Optimal batch size is a function holding cost and transaction cost. If it's expensive to deploy changes, you have a high transaction cost. Therefore if you have high transaction costs, small batch sizes aren't economical.
Invest in a CI/CD pipeline automation strategy to lower those transaction costs and make it cheaper to have small batches. By reducing those fixed costs, you can predict what it’s going to cost to deploy every day vs. weekly, monthly, or (yes, this still happens) quarterly.
Creating that infrastructure and shrinking down batches empowers your best thinkers to do what they should be doing all the time: Conducting experiments.
Become a Scientist
What if, instead of months-long deployments that turned into a messy, buggy backlog for the security team, you were running daily experiments? Daily experiments give you the immediate data you need to build the features your customers need. The longer those experiments take…the more you’re adding on to the overall delivery schedule, and the less likely you are to push the features your stakeholders need, want, and, eventually, use.
Let’s talk about hypothesis-driven development. Good innovation is driven by curiosity. Until you build it, until it’s live, until you get that critical data you need: everything is an experiment. Never assume that what you build will bring the intended value that you assume it will, and don’t let too much time pass between when you run your experiment and when you get your results.
Hypothesis-driven development should look like this:
- We believe that this capability
- Will result in this outcome
- We will know we have succeeded when we see a measurable signal
Here’s an example, by way of a metaphor. A good friend of mine is a long-distance rifle shooter. He works with a spotter to give him instant feedback on how far off the target he is while he’s shooting. Makes sense, right? He works with real-time data to refine his skills while he’s practicing for competition.
Now, imagine trying to perfect your aim without instant feedback. Imagine him having to examine the target (which is yards away) after every shot just to get an idea if what he’s doing is working.
That’s how it can feel to us when we’re making business decisions blindly. We usually have some sense of how well what we’re doing is working, but no one should make business decisions in a vacuum.
Most modern product owners are familiar with the idea of the minimum viable product, or the MVP.
If you’re scoping an MVP that’s going to take a month or two to develop, that’s missing the mark of how an MVP should function. Instead of contextualizing an MVP as “the minimum amount of work we need for an entire product,” consider instead the minimum amount of effort you need to test and validate your hypothesis.
The bigger the MVP:
- The longer it takes to build
- The longer it takes to get any feedback
- The less value you get from the result
- The more variables you have to contend with
Remember that potato clock you built for your elementary school science fair? You had one variable you had to deal with. When you push a month’s worth of code into production, there’s that many more variables at play.

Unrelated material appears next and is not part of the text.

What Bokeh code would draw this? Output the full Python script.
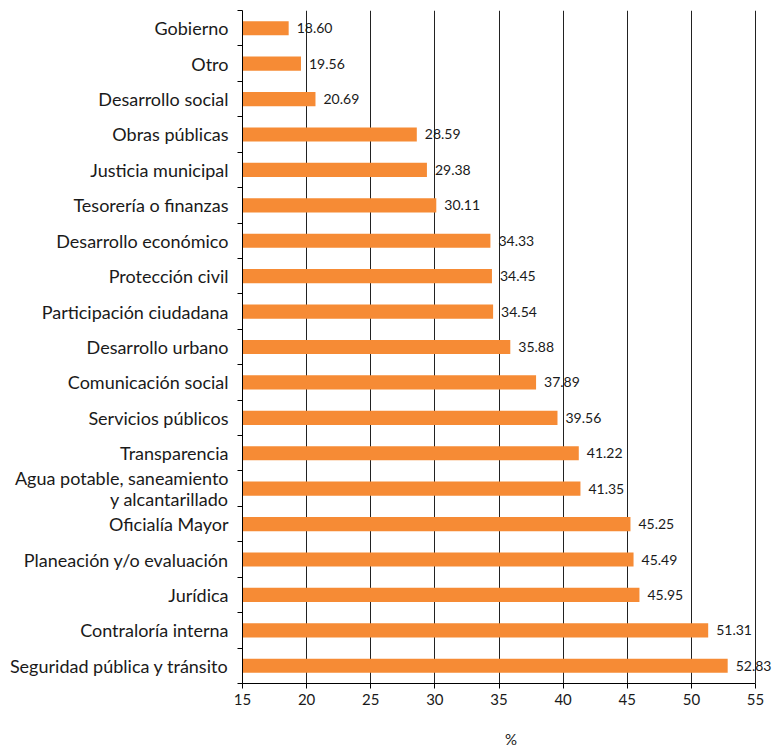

This is going to take time and dedicated resources (both human and capital). But it’s an investment that you probably can’t avoid making if you want to remain competitive.
Make the Investment
Before we analyze the breakdown of resources you’ll need, let’s talk about what you’re already losing. There is a hard cost with forfeited revenue. The longer it takes to get that feedback, the more likely the feature may have already decayed in value. What was a good idea today may not be a good idea tomorrow, and the best way to capitalize on good ideas is to test them as soon as possible.
If you’ve already automated your CI/CD pipeline, now you can start experimenting with how you’re going to use it to get more value. If you haven’t, it’s time to make some investments.
What’s this going to take and how can you contextualize those resources? Size the effort and discover and measure your return.
One: Calculate the ROI of Automation
Return = waste + lost opportunity
When you reduce the amount of time you spend on building new features that you might not need, you’re securing the ROI of that investment. Without it, how much cost is buried in waiting for deployments and how much revenue is lost in waiting for features to be shipped?
Organizations that don’t allocate resources to retool and improve are never going to realize the full potential of this process.
Two: Size the Effort
Cost = labor + lost opportunity
A good craftsperson always invests time in taking good care of their tools. You may have to allocate new or existing resources outside of your day-to-day operations, which can be a challenge for a lot of organizations that are already struggling to meet their current production obligations.
Invest the time you need to make this work. When you take that pause, and make that shift, then you are building a culture where you can make the best possible products. Take that time, and figure out the amount of human capital and actual capital you need to build this pipeline.
The best way to start is to make these activities a part of your daily habits. Expect this whole process of writing shorter user stories, automating the testing, and shortening your entire feedback cycle as a part of your normal delivery schedule. When you wrap all of that into your definition of “done,” it becomes integrated into your everyday work.